* What you need to do:
Return only the lines from the top of the data down to the one that holds "x_ticks = [0, 20, 40, 60, 80, 100]", both included, without any pictures.
......
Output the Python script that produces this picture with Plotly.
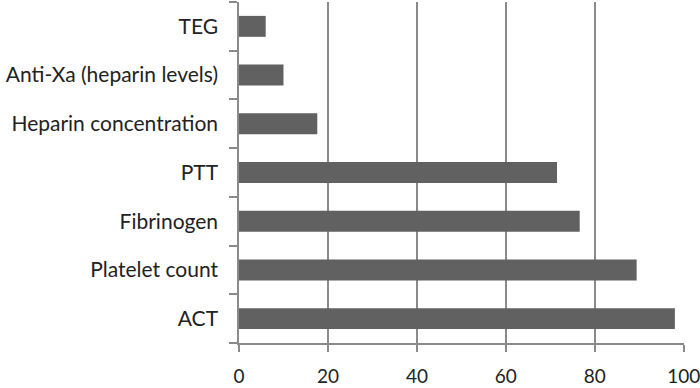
import plotly.graph_objects as go

categories = ["ACT", "Platelet count", "Fibrinogen", "PTT",
              "Heparin concentration", "Anti-Xa (heparin levels)", "TEG"]
values = [98.0, 89.4, 76.6, 71.5, 17.6, 10.0, 6.0]
x_ticks = [0, 20, 40, 60, 80, 100]

fig = go.Figure(go.Bar(
    x=values, y=categories, orientation="h",
    marker=dict(color="#616161", line=dict(width=0)),
    width=0.43, hoverinfo="x+y",
))

axis_color = "#8a8a8a"
fig.update_layout(
    width=700, height=388,
    margin=dict(l=239, r=16, t=2, b=45, autoexpand=False),
    paper_bgcolor="white", plot_bgcolor="white",
    font=dict(family="Lato, 'Open Sans', sans-serif", size=20, color="#222222"),
    showlegend=False,
)
fig.update_xaxes(
    range=[0, 100.05], tickvals=x_ticks,
    showgrid=True, gridcolor=axis_color, gridwidth=1.5,
    showline=True, linecolor=axis_color, linewidth=1.5,
    ticks="outside", ticklen=7, tickcolor=axis_color, tickwidth=1.5,
    zeroline=False, ticklabelstandoff=8, ticklabeloverflow="allow",
    tickfont=dict(size=19),
)
fig.update_yaxes(
    categoryorder="array", categoryarray=categories,
    range=[-0.5, 6.5],
    showline=True, linecolor=axis_color, linewidth=1.5,
    ticks="outside", ticklen=8, tickcolor=axis_color, tickwidth=1.5,
    tickson="boundaries", showgrid=False, ticklabelstandoff=15,
    tickfont=dict(size=21),
)

fig.write_html("out.html", config={"displayModeBar": False},
               post_script="document.body.style.margin='0';document.body.style.padding='0';")
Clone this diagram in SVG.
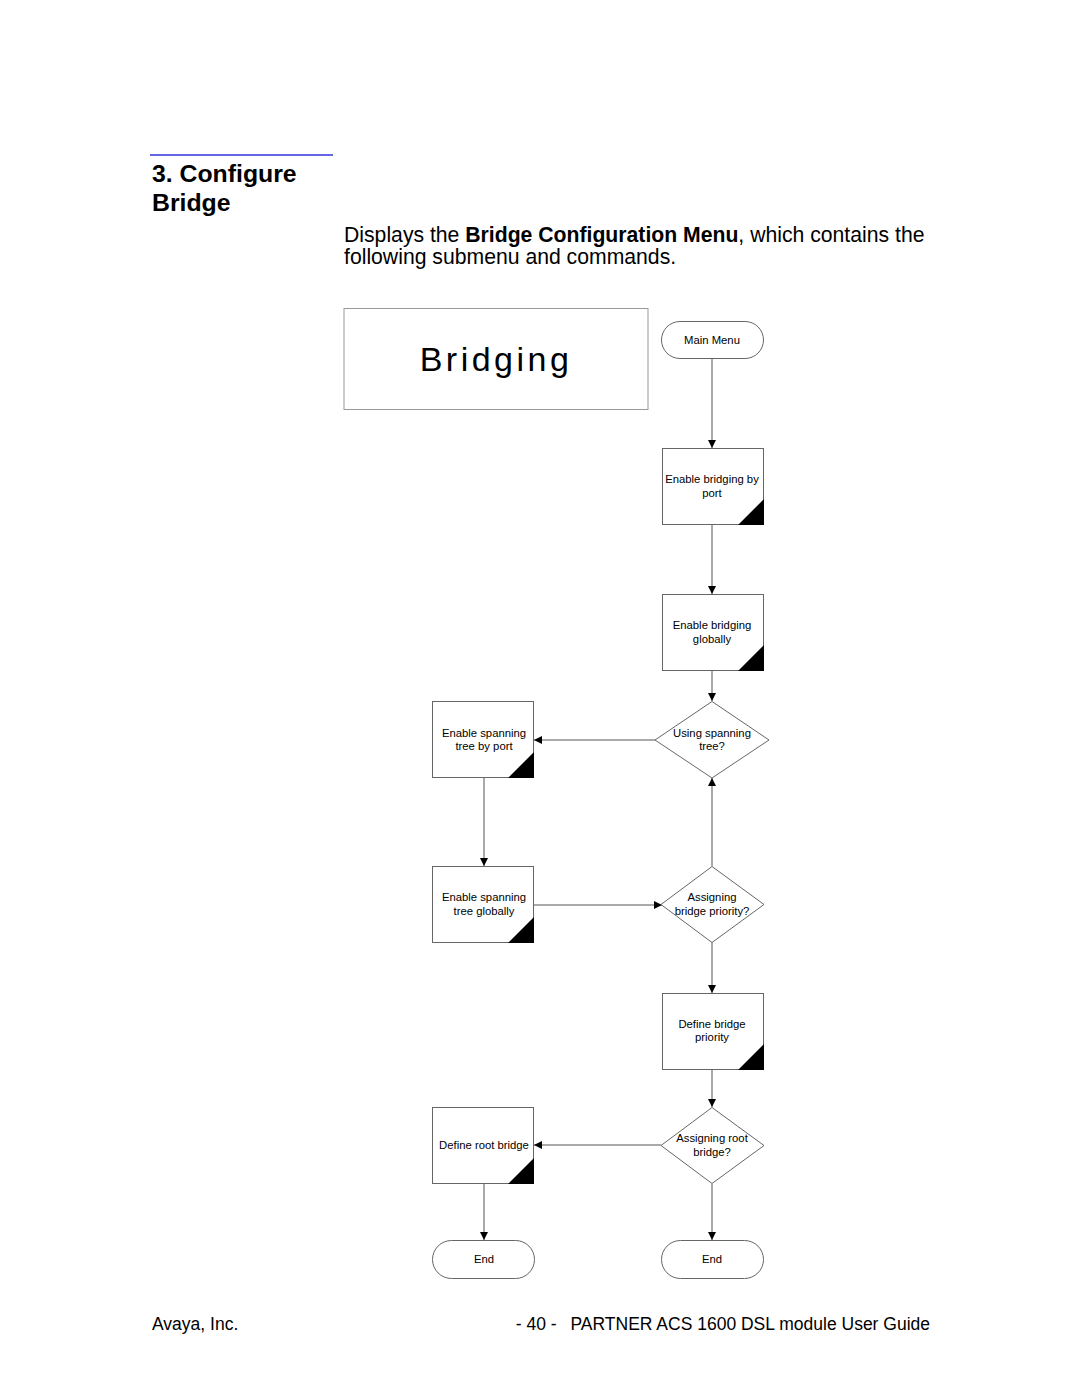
<svg xmlns="http://www.w3.org/2000/svg" width="1080" height="1397" viewBox="0 0 1080 1397">
<style>
text{font-family:"Liberation Sans",Arial,sans-serif;fill:#000}
.n{font-size:11.3px;text-anchor:middle}
.box{fill:#fff;stroke:#666;stroke-width:1}
.tri{fill:#000}
.c{stroke:#555;stroke-width:1;fill:none}
</style>
<defs>
<marker id="ah" viewBox="0 0 10 10" refX="10" refY="5" markerWidth="8" markerHeight="8" markerUnits="userSpaceOnUse" orient="auto">
<path d="M0,0 L10,5 L0,10 z" fill="#000"/>
</marker>
</defs>
<rect width="1080" height="1397" fill="#fff"/>
<line x1="150" y1="155" x2="333" y2="155" stroke="#3333dd" stroke-width="1.5"/>
<text x="152" y="182" font-size="24.8" font-weight="bold">3. Configure</text>
<text x="152" y="211" font-size="24.8" font-weight="bold">Bridge</text>
<text x="344" y="242" font-size="21.2">Displays the <tspan font-weight="bold">Bridge Configuration Menu</tspan>, which contains the</text>
<text x="344" y="264" font-size="21.2">following submenu and commands.</text>

<g id="title">
<rect x="344" y="308.5" width="304" height="101" fill="#fff" stroke="#999"/>
<text x="496" y="371" font-size="34" text-anchor="middle" letter-spacing="3.5">Bridging</text>
</g>

<g id="connectors">
<line class="c" x1="712" y1="359" x2="712" y2="448" marker-end="url(#ah)"/>
<line class="c" x1="712" y1="525" x2="712" y2="594" marker-end="url(#ah)"/>
<line class="c" x1="712" y1="670" x2="712" y2="701" marker-end="url(#ah)"/>
<line class="c" x1="655" y1="740" x2="534" y2="740" marker-end="url(#ah)"/>
<line class="c" x1="484" y1="778" x2="484" y2="866" marker-end="url(#ah)"/>
<line class="c" x1="534" y1="905" x2="662" y2="905" marker-end="url(#ah)"/>
<line class="c" x1="712" y1="866" x2="712" y2="778" marker-end="url(#ah)"/>
<line class="c" x1="712" y1="942" x2="712" y2="993" marker-end="url(#ah)"/>
<line class="c" x1="712" y1="1069" x2="712" y2="1107" marker-end="url(#ah)"/>
<line class="c" x1="661" y1="1145" x2="534" y2="1145" marker-end="url(#ah)"/>
<line class="c" x1="484" y1="1183" x2="484" y2="1240" marker-end="url(#ah)"/>
<line class="c" x1="712" y1="1184" x2="712" y2="1240" marker-end="url(#ah)"/>
</g>

<g id="main-menu">
<rect class="box" x="661.5" y="321.5" width="102" height="37" rx="18.5"/>
<text class="n" x="712" y="344">Main Menu</text>
</g>
<g id="enable-bridging-port">
<rect class="box" x="662.5" y="448.5" width="101" height="76"/>
<path class="tri" d="M738,525 L764,525 L764,499 z"/>
<text class="n" x="712" y="483">Enable bridging by</text>
<text class="n" x="712" y="497">port</text>
</g>
<g id="enable-bridging-global">
<rect class="box" x="662.5" y="594.5" width="101" height="76"/>
<path class="tri" d="M738,671 L764,671 L764,645 z"/>
<text class="n" x="712" y="629">Enable bridging</text>
<text class="n" x="712" y="643">globally</text>
</g>
<g id="using-spanning">
<path class="box" d="M712,701.5 L769,740 L712,778 L655,740 z"/>
<text class="n" x="712" y="737">Using spanning</text>
<text class="n" x="712" y="750">tree?</text>
</g>
<g id="spanning-port">
<rect class="box" x="432.5" y="701.5" width="101" height="76"/>
<path class="tri" d="M508,778 L534,778 L534,752 z"/>
<text class="n" x="484" y="737">Enable spanning</text>
<text class="n" x="484" y="750">tree by port</text>
</g>
<g id="spanning-global">
<rect class="box" x="432.5" y="866.5" width="101" height="76"/>
<path class="tri" d="M508,943 L534,943 L534,917 z"/>
<text class="n" x="484" y="901">Enable spanning</text>
<text class="n" x="484" y="915">tree globally</text>
</g>
<g id="assign-priority">
<path class="box" d="M712,866.5 L764,904.5 L712,942.5 L661,904.5 z"/>
<text class="n" x="712" y="901">Assigning</text>
<text class="n" x="712" y="915">bridge priority?</text>
</g>
<g id="define-priority">
<rect class="box" x="662.5" y="993.5" width="101" height="76"/>
<path class="tri" d="M738,1070 L764,1070 L764,1044 z"/>
<text class="n" x="712" y="1028">Define bridge</text>
<text class="n" x="712" y="1041">priority</text>
</g>
<g id="assign-root">
<path class="box" d="M712,1107.5 L764,1145.5 L712,1183.5 L661,1145.5 z"/>
<text class="n" x="712" y="1142">Assigning root</text>
<text class="n" x="712" y="1156">bridge?</text>
</g>
<g id="define-root">
<rect class="box" x="432.5" y="1107.5" width="101" height="76"/>
<path class="tri" d="M508,1184 L534,1184 L534,1158 z"/>
<text class="n" x="484" y="1149">Define root bridge</text>
</g>
<g id="end-left">
<rect class="box" x="432.5" y="1240.5" width="102" height="38" rx="19"/>
<text class="n" x="484" y="1263">End</text>
</g>
<g id="end-right">
<rect class="box" x="661.5" y="1240.5" width="102" height="38" rx="19"/>
<text class="n" x="712" y="1263">End</text>
</g>

<text x="152" y="1330" font-size="17.5">Avaya, Inc.</text>
<text x="930" y="1330" font-size="17.5" text-anchor="end">- 40 - <tspan dx="9">PARTNER ACS 1600 DSL module User Guide</tspan></text>
</svg>
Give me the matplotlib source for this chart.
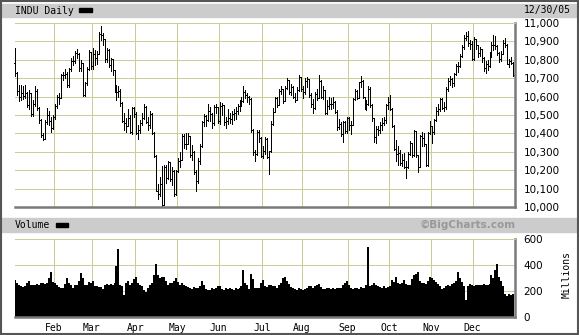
import numpy as np
import matplotlib
matplotlib.use("Agg")
import matplotlib.pyplot as plt
from matplotlib.patches import Rectangle

# trading days per month, Jan..Dec 2005
month_days = [20, 19, 22, 21, 21, 22, 20, 23, 21, 21, 21, 21]
month_labels = ['Feb', 'Mar', 'Apr', 'May', 'Jun', 'Jul', 'Aug', 'Sep', 'Oct', 'Nov', 'Dec']

first_open = 10783

close = [
    10729, 10630, 10597, 10622, 10603, 10621, 10556, 10617, 10505, 10558, 10628, 10539, 10471, 10392, 10368, 10461, 10498, 10467, 10427, 10489,
    10551, 10597, 10593, 10716, 10715, 10724, 10664, 10749, 10796, 10791, 10837, 10834, 10754, 10785, 10611, 10673, 10748, 10841, 10766,
    10830, 10811, 10833, 10940, 10936, 10912, 10805, 10851, 10774, 10804, 10745, 10633, 10626, 10629, 10565, 10470, 10456, 10442, 10485, 10405, 10540, 10504,
    10404, 10421, 10458, 10486, 10546, 10461, 10448, 10508, 10403, 10278, 10087, 10071, 10127, 10012, 10218, 10157, 10242, 10151, 10198, 10070, 10193,
    10251, 10257, 10384, 10340, 10345, 10384, 10281, 10300, 10189, 10140, 10252, 10332, 10464, 10493, 10471, 10523, 10503, 10457, 10542, 10542, 10467,
    10549, 10553, 10460, 10467, 10483, 10476, 10503, 10512, 10523, 10547, 10566, 10578, 10623, 10609, 10596, 10587, 10421, 10297, 10290, 10405, 10374, 10275,
    10303, 10371, 10270, 10303, 10449, 10519, 10590, 10557, 10628, 10640, 10575, 10646, 10689, 10627, 10651, 10596, 10579, 10637, 10705, 10641,
    10623, 10683, 10697, 10610, 10558, 10536, 10615, 10594, 10686, 10600, 10634, 10513, 10550, 10559, 10559, 10569, 10519, 10434, 10450, 10397, 10463, 10413, 10482,
    10447, 10447, 10589, 10633, 10595, 10678, 10683, 10597, 10544, 10558, 10641, 10557, 10481, 10378, 10422, 10419, 10443, 10456, 10473, 10552, 10569,
    10535, 10441, 10317, 10287, 10292, 10238, 10253, 10217, 10216, 10287, 10348, 10285, 10414, 10281, 10215, 10385, 10377, 10344, 10229, 10402, 10440,
    10406, 10472, 10523, 10531, 10586, 10539, 10546, 10640, 10686, 10697, 10675, 10721, 10766, 10766, 10820, 10872, 10916, 10931, 10890, 10888, 10806,
    10912, 10878, 10835, 10856, 10810, 10755, 10778, 10767, 10823, 10883, 10881, 10875, 10836, 10805, 10833, 10889, 10883, 10777, 10796, 10784, 10718,
]

high = [
    10864, 10736, 10665, 10662, 10660, 10665, 10625, 10635, 10618, 10580, 10660, 10640, 10545, 10480, 10400, 10475, 10540, 10520, 10490, 10500,
    10560, 10610, 10620, 10725, 10735, 10750, 10735, 10755, 10810, 10820, 10850, 10860, 10835, 10800, 10785, 10680, 10760, 10855, 10845,
    10865, 10855, 10850, 10950, 10985, 10945, 10915, 10865, 10860, 10810, 10805, 10745, 10665, 10660, 10640, 10570, 10510, 10485, 10530, 10500, 10545, 10545,
    10515, 10445, 10475, 10510, 10560, 10550, 10490, 10520, 10510, 10405, 10280, 10125, 10165, 10225, 10230, 10230, 10250, 10245, 10215, 10200, 10200,
    10265, 10300, 10395, 10395, 10400, 10400, 10385, 10335, 10305, 10200, 10265, 10345, 10470, 10505, 10500, 10560, 10545, 10510, 10555, 10560, 10545,
    10570, 10565, 10550, 10490, 10530, 10510, 10520, 10535, 10545, 10560, 10580, 10600, 10656, 10635, 10620, 10605, 10595, 10425, 10310, 10420, 10420, 10380,
    10330, 10380, 10375, 10305, 10465, 10540, 10600, 10600, 10640, 10660, 10640, 10660, 10700, 10690, 10670, 10655, 10620, 10650, 10720, 10705,
    10660, 10700, 10705, 10695, 10620, 10585, 10625, 10640, 10715, 10690, 10655, 10635, 10580, 10600, 10595, 10600, 10575, 10525, 10480, 10460, 10470, 10465, 10490,
    10490, 10470, 10590, 10640, 10635, 10680, 10710, 10690, 10600, 10580, 10655, 10650, 10560, 10485, 10440, 10440, 10460, 10485, 10490, 10560, 10600,
    10610, 10540, 10445, 10365, 10330, 10310, 10290, 10295, 10250, 10300, 10360, 10350, 10420, 10415, 10285, 10390, 10410, 10400, 10345, 10410, 10470,
    10440, 10480, 10545, 10560, 10590, 10590, 10570, 10650, 10700, 10710, 10700, 10730, 10775, 10790, 10830, 10880, 10935, 10950, 10955, 10905, 10900,
    10925, 10915, 10880, 10870, 10860, 10815, 10795, 10800, 10840, 10895, 10935, 10930, 10880, 10840, 10850, 10905, 10920, 10885, 10805, 10815, 10790,
]

low = [
    10711, 10610, 10575, 10580, 10585, 10590, 10545, 10530, 10495, 10495, 10550, 10525, 10455, 10380, 10365, 10370, 10450, 10445, 10410, 10425,
    10480, 10540, 10560, 10590, 10690, 10700, 10650, 10650, 10740, 10770, 10780, 10810, 10740, 10740, 10605, 10605, 10665, 10745, 10750,
    10750, 10770, 10775, 10830, 10905, 10880, 10790, 10790, 10760, 10740, 10720, 10625, 10580, 10600, 10550, 10460, 10420, 10410, 10440, 10400, 10395, 10490,
    10395, 10370, 10400, 10445, 10480, 10455, 10420, 10430, 10395, 10270, 10085, 10045, 10060, 10005, 10015, 10130, 10150, 10140, 10120, 10060, 10065,
    10190, 10215, 10255, 10320, 10315, 10340, 10270, 10255, 10180, 10085, 10130, 10235, 10325, 10440, 10440, 10465, 10470, 10430, 10445, 10510, 10455,
    10450, 10500, 10445, 10430, 10450, 10455, 10450, 10475, 10480, 10505, 10520, 10550, 10570, 10590, 10570, 10560, 10410, 10280, 10250, 10285, 10355, 10270,
    10265, 10290, 10265, 10180, 10300, 10445, 10515, 10545, 10555, 10615, 10565, 10575, 10640, 10615, 10610, 10590, 10570, 10580, 10630, 10630,
    10595, 10615, 10650, 10600, 10545, 10510, 10535, 10580, 10590, 10590, 10585, 10505, 10505, 10530, 10535, 10540, 10510, 10420, 10425, 10385, 10355, 10400, 10400,
    10420, 10395, 10445, 10580, 10585, 10590, 10650, 10590, 10530, 10525, 10555, 10545, 10470, 10355, 10350, 10390, 10400, 10420, 10445, 10455, 10530,
    10525, 10435, 10310, 10250, 10230, 10230, 10225, 10210, 10155, 10210, 10280, 10270, 10275, 10270, 10190, 10220, 10330, 10330, 10225, 10225, 10395,
    10350, 10395, 10465, 10500, 10520, 10530, 10520, 10530, 10630, 10665, 10650, 10660, 10715, 10735, 10760, 10815, 10860, 10905, 10875, 10860, 10800,
    10800, 10860, 10815, 10820, 10790, 10740, 10730, 10745, 10760, 10815, 10855, 10860, 10825, 10790, 10795, 10830, 10870, 10775, 10760, 10775, 10710,
]

# volume in millions
volume = [
    284, 265, 250, 235, 233, 240, 260, 280, 250, 245, 250, 255, 245, 262, 258, 255, 262, 300, 350, 270,
    260, 245, 230, 220, 225, 255, 297, 265, 250, 225, 245, 250, 275, 340, 300, 250, 245, 270, 260,
    275, 240, 235, 232, 230, 212, 250, 255, 245, 255, 250, 265, 390, 522, 250, 240, 170, 260, 275, 250, 260, 295,
    305, 260, 250, 235, 205, 195, 225, 250, 265, 320, 410, 320, 300, 310, 305, 280, 250, 260, 265, 280, 300,
    270, 250, 265, 245, 240, 230, 225, 215, 230, 220, 225, 240, 280, 245, 215, 210, 210, 220, 215, 225, 235,
    240, 215, 210, 220, 215, 225, 215, 210, 225, 215, 220, 240, 362, 265, 245, 215, 330, 290, 225, 220, 220, 260,
    285, 240, 230, 250, 245, 235, 240, 225, 250, 265, 300, 310, 280, 255, 230, 225, 215, 210, 220, 215,
    210, 215, 220, 240, 235, 225, 240, 245, 255, 230, 215, 215, 220, 225, 215, 220, 215, 220, 225, 225, 245, 260, 275,
    250, 225, 215, 220, 225, 215, 230, 220, 225, 250, 540, 235, 245, 260, 245, 235, 230, 225, 235, 225, 230,
    240, 285, 270, 305, 260, 255, 260, 285, 255, 250, 245, 290, 320, 330, 345, 280, 260, 265, 255, 280, 305,
    300, 285, 270, 255, 240, 215, 225, 240, 250, 235, 255, 260, 280, 350, 300, 270, 240, 130, 235, 255, 250,
    240, 250, 245, 250, 245, 255, 250, 245, 255, 320, 300, 365, 410, 310, 280, 240, 175, 160, 180, 170, 180,
]

W, H = 579, 335
GRID = '#CCCC99'
FRAME = '#7a7a7a'


def fx(x):
    return x / W


def fy(y):
    return 1 - y / H


days = np.arange(len(close))
opens = [first_open] + close[:-1]
starts = np.cumsum([0] + month_days[:-1])
bounds = starts[1:] - 0.5
xlim = (-0.15, 251.85)

fig = plt.figure(figsize=(W / 100, H / 100), dpi=100)
fig.patch.set_facecolor('white')

# header bars
for y0, y1 in [(4, 17), (218, 232)]:
    fig.patches.append(Rectangle((fx(2), fy(y1)), fx(575), (y1 - y0) / H,
                                 transform=fig.transFigure, color='#CCCCCC', zorder=0))
# outer border
fig.patches.append(Rectangle((0.001, 0.002), 0.997, 0.996, transform=fig.transFigure,
                             fill=False, edgecolor='#555555', linewidth=1.5))

mono = 'DejaVu Sans Mono'
fig.text(fx(15), fy(10.5), 'INDU Daily', family=mono, fontsize=7, va='center', ha='left')
fig.patches.append(Rectangle((fx(79), fy(11.5)), fx(13), 3.5 / H,
                             transform=fig.transFigure, color='black'))
fig.text(fx(571), fy(10.5), '12/30/05', family=mono, fontsize=7, va='center', ha='right')

fig.text(fx(15), fy(225), 'Volume', family=mono, fontsize=7, va='center', ha='left')
fig.patches.append(Rectangle((fx(56), fy(226.5)), fx(12), 3.5 / H,
                             transform=fig.transFigure, color='black'))
fig.text(fx(516), fy(225), '\u00a9BigCharts.com', fontsize=7.5, fontweight='bold',
         color='#999999', va='center', ha='right')
fig.text(fx(567), fy(275), 'Millions', family=mono, fontsize=7, rotation=90,
         va='center', ha='center')


def style(ax):
    ax.set_xlim(*xlim)
    ax.set_xticks(bounds)
    ax.grid(True, color=GRID, linewidth=0.7, antialiased=False)
    ax.set_axisbelow(True)
    ax.spines['left'].set_visible(False)
    ax.spines['top'].set_color(GRID)
    ax.spines['top'].set_linewidth(0.7)
    for s in ['right', 'bottom']:
        ax.spines[s].set_color(FRAME)
        ax.spines[s].set_linewidth(1.8)
    ax.yaxis.tick_right()
    ax.tick_params(length=0, labelsize=7.5, pad=6)


# price panel
ax = fig.add_axes([fx(15), fy(207), fx(500), 184 / H])
style(ax)
ax.set_ylim(10000, 11000)
ax.set_yticks(np.arange(10000, 11001, 100))
ax.set_yticklabels([f'{v:,}' for v in range(10000, 11001, 100)])
ax.set_xticklabels([])
bar_kw = dict(color='black', linewidth=0.7, antialiased=False, clip_on=False)
ax.vlines(days, low, high, **bar_kw)
ax.hlines(close, days, days + 0.5, **bar_kw)
ax.hlines(opens, days - 0.5, days, **bar_kw)

# volume panel
av = fig.add_axes([fx(15), fy(317), fx(500), 78 / H])
style(av)
av.set_ylim(0, 600)
av.set_yticks([0, 200, 400, 600])
av.bar(days, volume, width=1.0, color='black', linewidth=0)
av.set_xticklabels(month_labels, family=mono, fontsize=7)
av.tick_params(axis='x', pad=4)

fig.savefig('out.png', dpi=100)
......
* Expected answer:
Output the Python script that produces this picture with Plotly.
import plotly.graph_objects as go

categories = ["ACT", "Platelet count", "Fibrinogen", "PTT",
              "Heparin concentration", "Anti-Xa (heparin levels)", "TEG"]
values = [98.0, 89.4, 76.6, 71.5, 17.6, 10.0, 6.0]
x_ticks = [0, 20, 40, 60, 80, 100]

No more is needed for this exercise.